__Collected data__
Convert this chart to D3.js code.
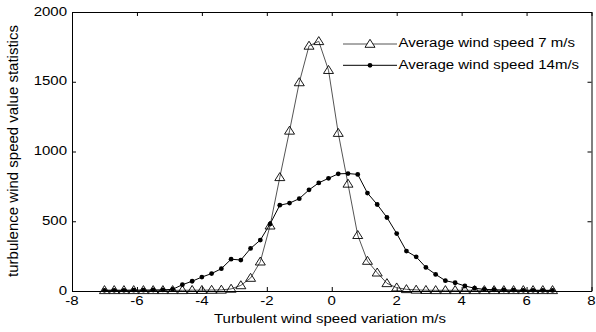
<!DOCTYPE html>
<html>
<head>
<meta charset="utf-8">
<script src="https://cdn.jsdelivr.net/npm/d3@7"></script>
<style>
  body { margin: 0; background: #fff; }
  text { font-family: "Liberation Sans", Arial, sans-serif; fill: #000; }
</style>
</head>
<body>
<div id="chart"></div>
<script>
// wind speed variation (m/s), one value per bin
const variation = [-7.0, -6.7, -6.4, -6.1, -5.8, -5.5, -5.2, -4.9, -4.6, -4.3,
  -4.0, -3.7, -3.4, -3.1, -2.8, -2.5, -2.2, -1.9, -1.6, -1.3,
  -1.0, -0.7, -0.4, -0.1, 0.2, 0.5, 0.8, 1.1, 1.4, 1.7,
  2.0, 2.3, 2.6, 2.9, 3.2, 3.5, 3.8, 4.1, 4.4, 4.7,
  5.0, 5.3, 5.6, 5.9, 6.2, 6.5, 6.8];

// counts, average wind speed 7 m/s
const speed7 = [5, 5, 5, 5, 5, 5, 5, 5, 5, 6,
  6, 7, 8, 15, 40, 93, 210, 468, 815, 1148,
  1495, 1757, 1790, 1583, 1132, 768, 400, 215, 131, 55,
  24, 12, 8, 6, 5, 5, 5, 5, 5, 5,
  5, 5, 5, 5, 5, 5, 5];

// counts, average wind speed 14 m/s
const speed14 = [5, 5, 5, 6, 6, 7, 8, 12, 45, 70,
  100, 125, 160, 228, 222, 305, 365, 480, 615, 630,
  662, 725, 775, 808, 840, 842, 836, 702, 620, 527,
  412, 286, 245, 169, 119, 74, 59, 36, 20, 12,
  9, 7, 6, 5, 5, 4, 4];

const legendLabels = ["Average wind speed 7 m/s", "Average wind speed 14m/s"];
const xTicks = [-8, -6, -4, -2, 0, 2, 4, 6, 8];
const yTicks = [0, 500, 1000, 1500, 2000];

const width = 596, height = 332;
const plotLeft = 72, plotRight = 591.5, plotTop = 12, plotBottom = 291;
const squash = "scale(1,0.8)";   // the picture is flattened vertically

const svg = d3.select("#chart").append("svg")
  .attr("width", width)
  .attr("height", height);

const x = d3.scaleLinear().domain([-8, 8]).range([plotLeft, plotRight]);
const y = d3.scaleLinear().domain([0, 2000]).range([plotBottom, plotTop]);

// axes, MATLAB style: ticks inside on all four sides
const tick = 4;
svg.append("g").attr("transform", `translate(0,${plotBottom})`)
  .call(d3.axisBottom(x).tickValues(xTicks).tickSizeInner(-tick).tickSizeOuter(0).tickFormat(""));
svg.append("g").attr("transform", `translate(0,${plotTop})`)
  .call(d3.axisTop(x).tickValues(xTicks).tickSizeInner(-tick).tickSizeOuter(0).tickFormat(""));
svg.append("g").attr("transform", `translate(${plotLeft},0)`)
  .call(d3.axisLeft(y).tickValues(yTicks).tickSizeInner(-tick).tickSizeOuter(0).tickFormat(""));
svg.append("g").attr("transform", `translate(${plotRight},0)`)
  .call(d3.axisRight(y).tickValues(yTicks).tickSizeInner(-tick).tickSizeOuter(0).tickFormat(""));
svg.selectAll(".domain, .tick line").attr("stroke", "#000").attr("stroke-width", 1);

// tick labels
svg.selectAll(".xlab").data(xTicks).enter().append("text")
  .attr("transform", d => `translate(${x(d)},305) ${squash}`)
  .attr("text-anchor", "middle")
  .style("font-size", "15px")
  .text(d => d);

svg.selectAll(".ylab").data(yTicks).enter().append("text")
  .attr("transform", d => `translate(67,${y(d) + 3.6}) ${squash}`)
  .attr("text-anchor", "end")
  .style("font-size", "15px")
  .text(d => d);

// axis titles
svg.append("text")
  .attr("transform", `translate(330,323) ${squash}`)
  .attr("text-anchor", "middle")
  .style("font-size", "15px")
  .text("Turbulent wind speed variation m/s");

svg.append("text")
  .attr("transform", "translate(18,151) rotate(-90)")
  .attr("text-anchor", "middle")
  .style("font-size", "15px")
  .text("turbulence wind speed value statistics");

const line = d3.line().x((d, i) => x(variation[i])).y(d => y(d));
const triangle = "M0,-4.7L5,3.3L-5,3.3Z";

// 7 m/s series: grey line, hollow triangles
svg.append("path").datum(speed7)
  .attr("d", line)
  .attr("fill", "none")
  .attr("stroke", "#555")
  .attr("stroke-width", 1);
svg.selectAll(".tri").data(speed7).enter().append("path")
  .attr("d", triangle)
  .attr("transform", (d, i) => `translate(${x(variation[i])},${y(d)})`)
  .attr("fill", "none")
  .attr("stroke", "#000")
  .attr("stroke-width", 0.9);

// 14 m/s series: black line, filled dots
svg.append("path").datum(speed14)
  .attr("d", line)
  .attr("fill", "none")
  .attr("stroke", "#000")
  .attr("stroke-width", 1);
svg.selectAll(".dot").data(speed14).enter().append("circle")
  .attr("cx", (d, i) => x(variation[i]))
  .attr("cy", d => y(d))
  .attr("r", 2.4)
  .attr("fill", "#000");

// legend
const legendY = [44, 65.3];
legendLabels.forEach((label, i) => {
  svg.append("line")
    .attr("x1", 343).attr("x2", 397)
    .attr("y1", legendY[i]).attr("y2", legendY[i])
    .attr("stroke", i === 0 ? "#555" : "#000")
    .attr("stroke-width", 1);
  if (i === 0) {
    svg.append("path")
      .attr("d", triangle)
      .attr("transform", `translate(370,${legendY[i]})`)
      .attr("fill", "#fff")
      .attr("stroke", "#000")
      .attr("stroke-width", 0.9);
  } else {
    svg.append("circle")
      .attr("cx", 370).attr("cy", legendY[i]).attr("r", 2.4)
      .attr("fill", "#000");
  }
  svg.append("text")
    .attr("transform", `translate(398.5,${legendY[i] + 3.4}) ${squash}`)
    .style("font-size", "15px")
    .text(label);
});
</script>
</body>
</html>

__What is expected__
Repeat the material above verbatim, with no pictures in the output.

__Response__
Convert this chart to D3.js code.
<!DOCTYPE html>
<html>
<head>
<meta charset="utf-8">
<script src="https://cdn.jsdelivr.net/npm/d3@7"></script>
<style>
  body { margin: 0; background: #fff; }
  text { font-family: "Liberation Sans", Arial, sans-serif; fill: #000; }
</style>
</head>
<body>
<div id="chart"></div>
<script>
// wind speed variation (m/s), one value per bin
const variation = [-7.0, -6.7, -6.4, -6.1, -5.8, -5.5, -5.2, -4.9, -4.6, -4.3,
  -4.0, -3.7, -3.4, -3.1, -2.8, -2.5, -2.2, -1.9, -1.6, -1.3,
  -1.0, -0.7, -0.4, -0.1, 0.2, 0.5, 0.8, 1.1, 1.4, 1.7,
  2.0, 2.3, 2.6, 2.9, 3.2, 3.5, 3.8, 4.1, 4.4, 4.7,
  5.0, 5.3, 5.6, 5.9, 6.2, 6.5, 6.8];

// counts, average wind speed 7 m/s
const speed7 = [5, 5, 5, 5, 5, 5, 5, 5, 5, 6,
  6, 7, 8, 15, 40, 93, 210, 468, 815, 1148,
  1495, 1757, 1790, 1583, 1132, 768, 400, 215, 131, 55,
  24, 12, 8, 6, 5, 5, 5, 5, 5, 5,
  5, 5, 5, 5, 5, 5, 5];

// counts, average wind speed 14 m/s
const speed14 = [5, 5, 5, 6, 6, 7, 8, 12, 45, 70,
  100, 125, 160, 228, 222, 305, 365, 480, 615, 630,
  662, 725, 775, 808, 840, 842, 836, 702, 620, 527,
  412, 286, 245, 169, 119, 74, 59, 36, 20, 12,
  9, 7, 6, 5, 5, 4, 4];

const legendLabels = ["Average wind speed 7 m/s", "Average wind speed 14m/s"];
const xTicks = [-8, -6, -4, -2, 0, 2, 4, 6, 8];
const yTicks = [0, 500, 1000, 1500, 2000];

const width = 596, height = 332;
const plotLeft = 72, plotRight = 591.5, plotTop = 12, plotBottom = 291;
const squash = "scale(1,0.8)";   // the picture is flattened vertically

const svg = d3.select("#chart").append("svg")
  .attr("width", width)
  .attr("height", height);

const x = d3.scaleLinear().domain([-8, 8]).range([plotLeft, plotRight]);
const y = d3.scaleLinear().domain([0, 2000]).range([plotBottom, plotTop]);

// axes, MATLAB style: ticks inside on all four sides
const tick = 4;
svg.append("g").attr("transform", `translate(0,${plotBottom})`)
  .call(d3.axisBottom(x).tickValues(xTicks).tickSizeInner(-tick).tickSizeOuter(0).tickFormat(""));
svg.append("g").attr("transform", `translate(0,${plotTop})`)
  .call(d3.axisTop(x).tickValues(xTicks).tickSizeInner(-tick).tickSizeOuter(0).tickFormat(""));
svg.append("g").attr("transform", `translate(${plotLeft},0)`)
  .call(d3.axisLeft(y).tickValues(yTicks).tickSizeInner(-tick).tickSizeOuter(0).tickFormat(""));
svg.append("g").attr("transform", `translate(${plotRight},0)`)
  .call(d3.axisRight(y).tickValues(yTicks).tickSizeInner(-tick).tickSizeOuter(0).tickFormat(""));
svg.selectAll(".domain, .tick line").attr("stroke", "#000").attr("stroke-width", 1);

// tick labels
svg.selectAll(".xlab").data(xTicks).enter().append("text")
  .attr("transform", d => `translate(${x(d)},305) ${squash}`)
  .attr("text-anchor", "middle")
  .style("font-size", "15px")
  .text(d => d);

svg.selectAll(".ylab").data(yTicks).enter().append("text")
  .attr("transform", d => `translate(67,${y(d) + 3.6}) ${squash}`)
  .attr("text-anchor", "end")
  .style("font-size", "15px")
  .text(d => d);

// axis titles
svg.append("text")
  .attr("transform", `translate(330,323) ${squash}`)
  .attr("text-anchor", "middle")
  .style("font-size", "15px")
  .text("Turbulent wind speed variation m/s");

svg.append("text")
  .attr("transform", "translate(18,151) rotate(-90)")
  .attr("text-anchor", "middle")
  .style("font-size", "15px")
  .text("turbulence wind speed value statistics");

const line = d3.line().x((d, i) => x(variation[i])).y(d => y(d));
const triangle = "M0,-4.7L5,3.3L-5,3.3Z";

// 7 m/s series: grey line, hollow triangles
svg.append("path").datum(speed7)
  .attr("d", line)
  .attr("fill", "none")
  .attr("stroke", "#555")
  .attr("stroke-width", 1);
svg.selectAll(".tri").data(speed7).enter().append("path")
  .attr("d", triangle)
  .attr("transform", (d, i) => `translate(${x(variation[i])},${y(d)})`)
  .attr("fill", "none")
  .attr("stroke", "#000")
  .attr("stroke-width", 0.9);

// 14 m/s series: black line, filled dots
svg.append("path").datum(speed14)
  .attr("d", line)
  .attr("fill", "none")
  .attr("stroke", "#000")
  .attr("stroke-width", 1);
svg.selectAll(".dot").data(speed14).enter().append("circle")
  .attr("cx", (d, i) => x(variation[i]))
  .attr("cy", d => y(d))
  .attr("r", 2.4)
  .attr("fill", "#000");

// legend
const legendY = [44, 65.3];
legendLabels.forEach((label, i) => {
  svg.append("line")
    .attr("x1", 343).attr("x2", 397)
    .attr("y1", legendY[i]).attr("y2", legendY[i])
    .attr("stroke", i === 0 ? "#555" : "#000")
    .attr("stroke-width", 1);
  if (i === 0) {
    svg.append("path")
      .attr("d", triangle)
      .attr("transform", `translate(370,${legendY[i]})`)
      .attr("fill", "#fff")
      .attr("stroke", "#000")
      .attr("stroke-width", 0.9);
  } else {
    svg.append("circle")
      .attr("cx", 370).attr("cy", legendY[i]).attr("r", 2.4)
      .attr("fill", "#000");
  }
  svg.append("text")
    .attr("transform", `translate(398.5,${legendY[i] + 3.4}) ${squash}`)
    .style("font-size", "15px")
    .text(label);
});
</script>
</body>
</html>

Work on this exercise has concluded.